A drum screen, sometimes referred to as a drum shield or acoustic shield, is a tool used by audio engineers to avoid the sound control problems caused when louder instruments overwhelm quieter instruments and vocals on stage. It is a transparent acoustic panel or system of panels that are used around drums, percussion instruments, and other loud musical instruments to acoustically separate louder instruments from other musical instruments and vocalists who may be close by.

== Composition ==
Drum screens are usually made out of a 0.22-inch (5.6mm) thick clear acrylic sheet material. A more expensive scratch-resistant or AR (abrasion-resistant) acrylic is also sometimes used for rugged use and touring applications.

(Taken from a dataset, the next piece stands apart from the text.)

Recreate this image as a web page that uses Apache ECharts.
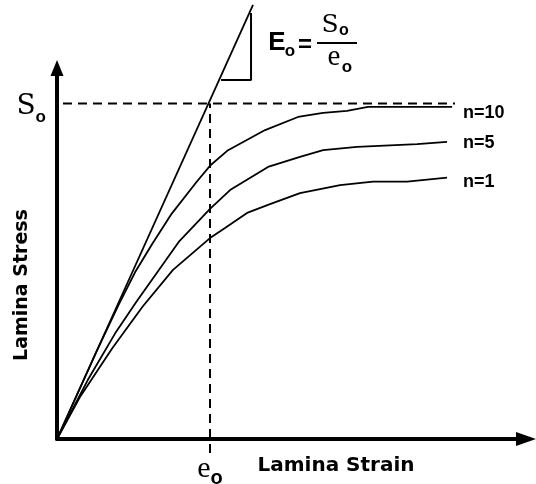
<!DOCTYPE html>
<html>
<head>
<meta charset="utf-8">
<script src="https://cdn.jsdelivr.net/npm/echarts@6/dist/echarts.min.js"></script>
<style>
  html, body { margin: 0; padding: 0; background: #ffffff; }
  #chart { width: 536px; height: 484px; }
</style>
</head>
<body>
<div id="chart"></div>
<script>
// strain in units of e_o, stress in units of S_o
const strainN10 = [0, 0.26, 0.40, 0.51, 0.62, 0.75, 0.913, 1.005, 1.118, 1.36, 1.575, 1.739, 1.895, 2.033, 2.582];
const stressN10 = [0, 0.263, 0.398, 0.497, 0.58, 0.672, 0.767, 0.817, 0.861, 0.921, 0.960, 0.972, 0.978, 0.990, 0.990];

const strainN5 = [0, 0.2, 0.38, 0.52, 0.652, 0.80, 1.0, 1.131, 1.379, 1.588, 1.739, 1.961, 2.353, 2.549];
const stressN5 = [0, 0.175, 0.315, 0.41, 0.495, 0.59, 0.686, 0.742, 0.811, 0.841, 0.861, 0.871, 0.879, 0.886];

const strainN1 = [0, 0.15, 0.36, 0.56, 0.758, 1.0, 1.098, 1.242, 1.392, 1.588, 1.850, 2.065, 2.288, 2.549];
const stressN1 = [0, 0.125, 0.27, 0.395, 0.504, 0.599, 0.629, 0.674, 0.700, 0.733, 0.757, 0.767, 0.767, 0.779];

// initial modulus line E_o = S_o / e_o and its slope triangle
const modulusStrain = [0, 1.281];
const modulusStress = [0, 1.294];
const triStrain = [1.072, 1.268, 1.268];
const triStress = [1.070, 1.070, 1.270];

// reference guides at S_o and e_o
const soGuideStrain = [-0.059, 2.601];
const eoGuideStress = [-0.042, 1];

const seriesNames = ['n=10', 'n=5', 'n=1'];
const refTicks = [1];

const zip = (xs, ys) => xs.map((x, i) => [x, ys[i]]);

const chart = echarts.init(document.getElementById('chart'), null, { renderer: 'canvas' });

const SANS = '"Liberation Sans", Arial, sans-serif';
const WIDE_SANS = '"DejaVu Sans", Verdana, sans-serif';
const SERIF = '"Liberation Serif", "Times New Roman", serif';
const WIDE_SERIF = '"DejaVu Serif", Georgia, serif';

const curveStyle = { color: '#000', width: 1.8 };
const makeEndLabel = (distance, dy) => ({
  show: true,
  formatter: '{a}',
  color: '#000',
  fontFamily: SANS,
  fontWeight: 'bold',
  fontSize: 18,
  distance: distance,
  offset: [0, dy],
});

const option = {
  backgroundColor: '#ffffff',
  animation: false,
  grid: { left: 57, top: 68, width: 469, height: 371, containLabel: false, outerBoundsMode: 'none' },
  xAxis: {
    type: 'value',
    min: 0,
    max: 3.065,
    splitLine: { show: false },
    axisTick: { show: false },
    axisLine: {
      lineStyle: { color: '#000', width: 4 },
      symbol: ['none', 'triangle'],
      symbolSize: [14, 20],
    },
    axisLabel: {
      customValues: refTicks,
      margin: 15,
      formatter: () => '{e|e}{o|o}',
      rich: {
        e: { fontFamily: SERIF, fontSize: 30, color: '#000', lineHeight: 30, verticalAlign: 'top' },
        o: { fontFamily: SANS, fontWeight: 'bold', fontSize: 20, color: '#000', lineHeight: 16, verticalAlign: 'top', padding: [14, 0, 0, 0] },
      },
    },
  },
  yAxis: {
    type: 'value',
    min: 0,
    max: 1.106,
    splitLine: { show: false },
    axisTick: { show: false },
    axisLine: {
      lineStyle: { color: '#000', width: 4 },
      symbol: ['none', 'triangle'],
      symbolSize: [13, 16],
    },
    axisLabel: {
      customValues: refTicks,
      margin: 11,
      formatter: () => '{s|S}{o|o}',
      rich: {
        s: { fontFamily: WIDE_SERIF, fontSize: 28, color: '#000', lineHeight: 34, verticalAlign: 'top', padding: [6, 0, 0, 0] },
        o: { fontFamily: SANS, fontWeight: 'bold', fontSize: 17, color: '#000', lineHeight: 16, verticalAlign: 'top', padding: [22, 0, 0, 0] },
      },
    },
  },
  series: [
    {
      name: 'S_o guide',
      type: 'line',
      data: zip(soGuideStrain, [1, 1]),
      showSymbol: false,
      clip: false,
      silent: true,
      lineStyle: { color: '#000', width: 2, type: [9, 6] },
    },
    {
      name: 'e_o guide',
      type: 'line',
      data: zip([1, 1], eoGuideStress),
      showSymbol: false,
      clip: false,
      silent: true,
      lineStyle: { color: '#000', width: 2, type: [9, 6] },
    },
    {
      name: 'E_o',
      type: 'line',
      data: zip(modulusStrain, modulusStress),
      showSymbol: false,
      clip: false,
      lineStyle: curveStyle,
    },
    {
      name: 'slope',
      type: 'line',
      data: zip(triStrain, triStress),
      showSymbol: false,
      clip: false,
      lineStyle: { color: '#000', width: 2 },
    },
    {
      name: seriesNames[0],
      type: 'line',
      data: zip(strainN10, stressN10),
      showSymbol: false,
      lineStyle: curveStyle,
      endLabel: makeEndLabel(11, 6),
    },
    {
      name: seriesNames[1],
      type: 'line',
      data: zip(strainN5, stressN5),
      showSymbol: false,
      lineStyle: curveStyle,
      endLabel: makeEndLabel(16, 1),
    },
    {
      name: seriesNames[2],
      type: 'line',
      data: zip(strainN1, stressN1),
      showSymbol: false,
      lineStyle: curveStyle,
      endLabel: makeEndLabel(16, 4),
    },
  ],
  graphic: [
    // axis titles
    {
      type: 'text', x: 22, y: 285, rotation: Math.PI / 2,
      style: { text: 'Lamina Stress', fill: '#000', font: 'bold 19px ' + WIDE_SANS, align: 'center', verticalAlign: 'middle' },
    },
    {
      type: 'text', x: 336, y: 466,
      style: { text: 'Lamina Strain', fill: '#000', font: 'bold 20px ' + WIDE_SANS, align: 'center', verticalAlign: 'middle' },
    },
    // E_o = S_o / e_o
    { type: 'text', x: 277, y: 43, style: { text: 'E', fill: '#000', font: 'bold 26px ' + SANS, align: 'center', verticalAlign: 'middle' } },
    { type: 'text', x: 290, y: 51, style: { text: 'o', fill: '#000', font: 'bold 17px ' + SANS, align: 'center', verticalAlign: 'middle' } },
    { type: 'text', x: 305, y: 45, style: { text: '=', fill: '#000', font: 'bold 24px ' + SANS, align: 'center', verticalAlign: 'middle' } },
    { type: 'line', shape: { x1: 317, y1: 43, x2: 357, y2: 43 }, style: { stroke: '#000', lineWidth: 2 } },
    { type: 'text', x: 330, y: 25, style: { text: 'S', fill: '#000', font: '25px ' + WIDE_SERIF, align: 'center', verticalAlign: 'middle' } },
    { type: 'text', x: 344, y: 31, style: { text: 'o', fill: '#000', font: 'bold 16px ' + SANS, align: 'center', verticalAlign: 'middle' } },
    { type: 'text', x: 334, y: 57, style: { text: 'e', fill: '#000', font: '29px ' + SERIF, align: 'center', verticalAlign: 'middle' } },
    { type: 'text', x: 347, y: 67, style: { text: 'o', fill: '#000', font: 'bold 17px ' + SANS, align: 'center', verticalAlign: 'middle' } },
  ],
};

chart.setOption(option);
</script>
</body>
</html>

While plastic drum screens perform fairly well as sound barriers, they reflect most sound that strikes them and so very little sound is actually absorbed. Therefore, it is usually recommended that some type of acoustic absorption product, such as acoustic foam, heavy curtains, acoustic panels, or absorption baffles be used on a significant percentage of the screen surface and opposite the screen in order to soak up and dissipate as much of the direct and reflected sound energy as possible.

== Variations ==
In some applications where the performance area has high ceilings that reflect a large percentage of the sound, acrylic sheet is sometimes used to almost completely surround the loud instrument on all sides and above to create what is commonly known as an isolation booth. While this technique will aid in isolating the loud sound source, the interior acoustics of any booth with such a large percentage of highly reflective surfaces will be difficult or impossible to control. It is therefore recommended that at least 60% or more of the reflective surfaces inside this type of isolation booth be treated with acoustic absorption products. It is also wise to use additional carpet padding and carpet under the entire setup to reduce reflections off the floor and absorb additional sound energy.